Alcohol Use among Undergraduate Students: From Brief Interventions to Behavioral Economics
Chapter 20 - Alcohol Use among Undergraduate Students: From Brief Interventions to Behavioral Economics
This chapter summarizes statistics on the prevalence and consequences of undergraduate drinking and discusses some specific groups that have been identified as high risk. Alcohol use among undergraduate students is identified as a significant public health problem. Alcohol use, and particularly binge drinking, can lead to a host of alcohol-related consequences. The negative effects of alcohol range from fairly minor problems to alcohol-induced auto fatalities and alcohol poisoning, and alcohol use that leads to a prolonged pattern of negative consequences can result in a diagnosis of alcohol abuse or dependence.
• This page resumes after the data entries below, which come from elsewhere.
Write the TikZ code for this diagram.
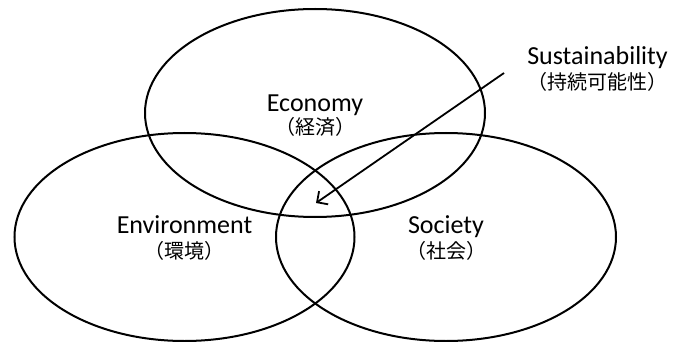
\documentclass[tikz,border=0pt]{standalone}
\usepackage{fontspec}
\setmainfont{Carlito}
\newfontfamily\cjk{Noto Sans CJK JP}
\usetikzlibrary{shapes.geometric,arrows.meta}
\tikzset{
  venn/.style={ellipse, draw=black, line width=2pt, minimum width=340pt, minimum height=208pt, inner sep=0pt},
  en/.style={anchor=base, inner sep=0pt, font=\fontsize{26}{28}\selectfont},
  jp/.style={anchor=base, inner sep=0pt, font=\cjk\fontsize{20}{22}\selectfont},
  pointer/.style={line width=1.8pt, -{Straight Barb[length=8pt,width=16pt,line width=1.8pt]}}
}
\begin{document}
\begin{tikzpicture}[x=1pt,y=-1pt]
\useasboundingbox (0,0) rectangle (680,342);
\node[venn] (eco) at (315,113) {};
\node[venn] (env) at (184.5,237) {};
\node[venn] (soc) at (446,237) {};
\node[en] (ecoT) at (315,112) {Economy};
\node[jp] (ecoJ) at (315,135) {（経済）};
\node[en] (envT) at (184.5,233) {Environment};
\node[jp] (envJ) at (184.5,258) {（環境）};
\node[en] (socT) at (446,233) {Society};
\node[jp] (socJ) at (446,258) {（社会）};
\node[en] (susT) at (597.5,65) {Sustainability};
\node[jp] (susJ) at (597.5,90) {（持続可能性）};
\coordinate (arrowstart) at (504,73);
\coordinate (arrowtip) at (316,203);
\draw[pointer] (arrowstart) -- (arrowtip);
\end{tikzpicture}
\end{document}
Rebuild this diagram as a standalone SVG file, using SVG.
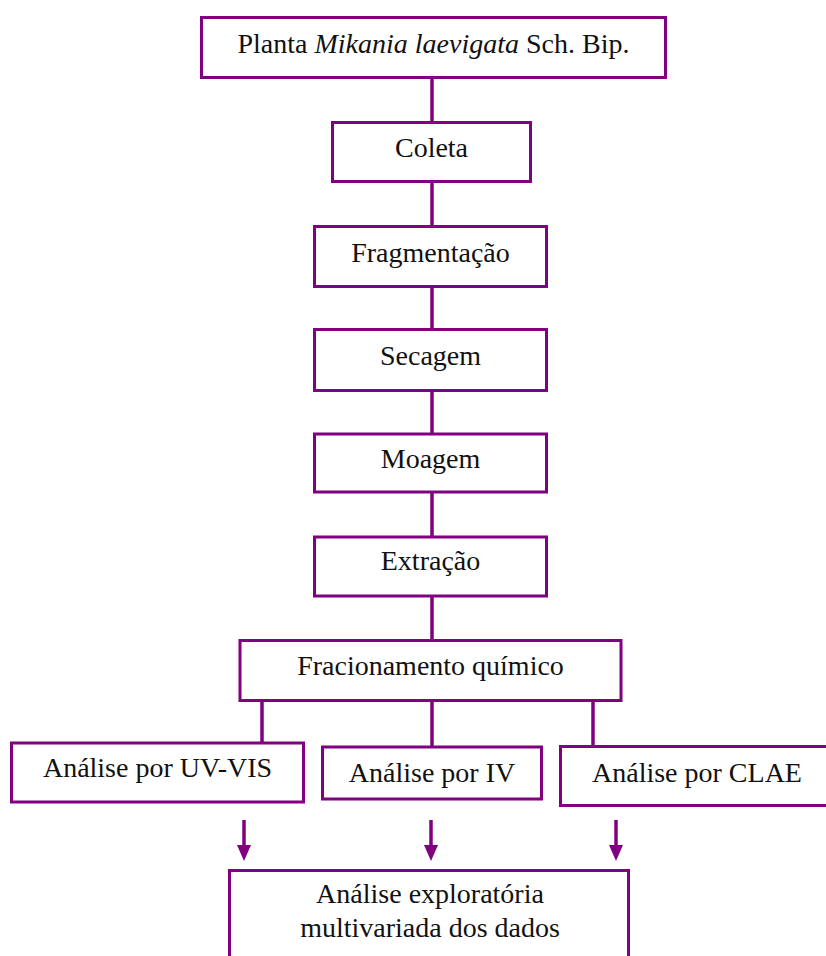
<svg xmlns="http://www.w3.org/2000/svg" width="826" height="956" viewBox="0 0 826 956">
<style>
.box{fill:#fff;stroke:#800080;stroke-width:3}
.lbl{font-family:"Liberation Serif","Times New Roman",serif;font-size:28px;fill:#111;text-anchor:middle}
.con{stroke:#800080;stroke-width:3.5;fill:none}
.ah{fill:#800080}
</style>
<rect width="826" height="956" fill="#fff"/>
<g id="connectors">
<line class="con" x1="432" y1="79" x2="432" y2="122"/>
<line class="con" x1="432" y1="183" x2="432" y2="226"/>
<line class="con" x1="432" y1="288" x2="432" y2="329"/>
<line class="con" x1="432" y1="392" x2="432" y2="434"/>
<line class="con" x1="432" y1="493" x2="432" y2="537"/>
<line class="con" x1="432" y1="597" x2="432" y2="640"/>
<line class="con" x1="262" y1="702" x2="262" y2="743"/>
<line class="con" x1="432" y1="702" x2="432" y2="747"/>
<line class="con" x1="593" y1="702" x2="593" y2="746"/>
<line class="con" x1="244" y1="820" x2="244" y2="848"/>
<polygon class="ah" points="237,845 251,845 244,861"/>
<line class="con" x1="431" y1="820" x2="431" y2="848"/>
<polygon class="ah" points="424,845 438,845 431,861"/>
<line class="con" x1="616" y1="820" x2="616" y2="848"/>
<polygon class="ah" points="609,845 623,845 616,861"/>
</g>
<g id="n-planta">
<rect class="box" x="201.5" y="17.5" width="464" height="60"/>
<text class="lbl" x="433.5" y="53">Planta <tspan font-style="italic">Mikania laevigata</tspan> Sch. Bip.</text>
</g>
<g id="n-coleta">
<rect class="box" x="332.5" y="122.5" width="198" height="59"/>
<text class="lbl" x="431.5" y="157">Coleta</text>
</g>
<g id="n-fragmentacao">
<rect class="box" x="314.5" y="226.5" width="232" height="60"/>
<text class="lbl" x="430.5" y="262">Fragmentação</text>
</g>
<g id="n-secagem">
<rect class="box" x="314.5" y="329.5" width="232" height="61"/>
<text class="lbl" x="430.5" y="365">Secagem</text>
</g>
<g id="n-moagem">
<rect class="box" x="314.5" y="434" width="232" height="58"/>
<text class="lbl" x="430.5" y="468">Moagem</text>
</g>
<g id="n-extracao">
<rect class="box" x="314.5" y="537" width="232" height="59"/>
<text class="lbl" x="430.5" y="570">Extração</text>
</g>
<g id="n-fracionamento">
<rect class="box" x="240" y="640.5" width="381" height="60"/>
<text class="lbl" x="430.5" y="675">Fracionamento químico</text>
</g>
<g id="n-uvvis">
<rect class="box" x="11.5" y="743" width="292" height="59"/>
<text class="lbl" x="157.5" y="777">Análise por UV-VIS</text>
</g>
<g id="n-iv">
<rect class="box" x="322.5" y="747" width="219" height="52"/>
<text class="lbl" x="432" y="782">Análise por IV</text>
</g>
<g id="n-clae">
<rect class="box" x="560.5" y="746.5" width="272" height="59"/>
<text class="lbl" x="697" y="782">Análise por CLAE</text>
</g>
<g id="n-analise">
<rect class="box" x="229.5" y="870.5" width="399" height="110"/>
<text class="lbl" x="430" y="903">Análise exploratória</text>
<text class="lbl" x="430" y="937">multivariada dos dados</text>
</g>
</svg>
Gender differences in the drinking practices of college students have been widely reported. For both males and females, increased involvement and investment in intercollegiate sports was associated with higher rates of binge drinking. It is suggested that brief interventions delivered in primary care settings promoted reductions in drinking across both genders, motivated individuals to pursue specialized alcohol treatment programs, and reduced the utilization of other health care services. It is found that the Brief Alcohol Screening and Intervention for College Students program can be effective tools for reducing risky drinking, and to a lesser extent alcohol-related negative consequences, among college students.
Henslee, A. M., Irons, J. G., & Correia, C. J. (2007). Alcohol Use among Undergraduate Students: From Brief Interventions to Behavioral Economics. Translation of Addictions Science Into Practice, pp. 417-437.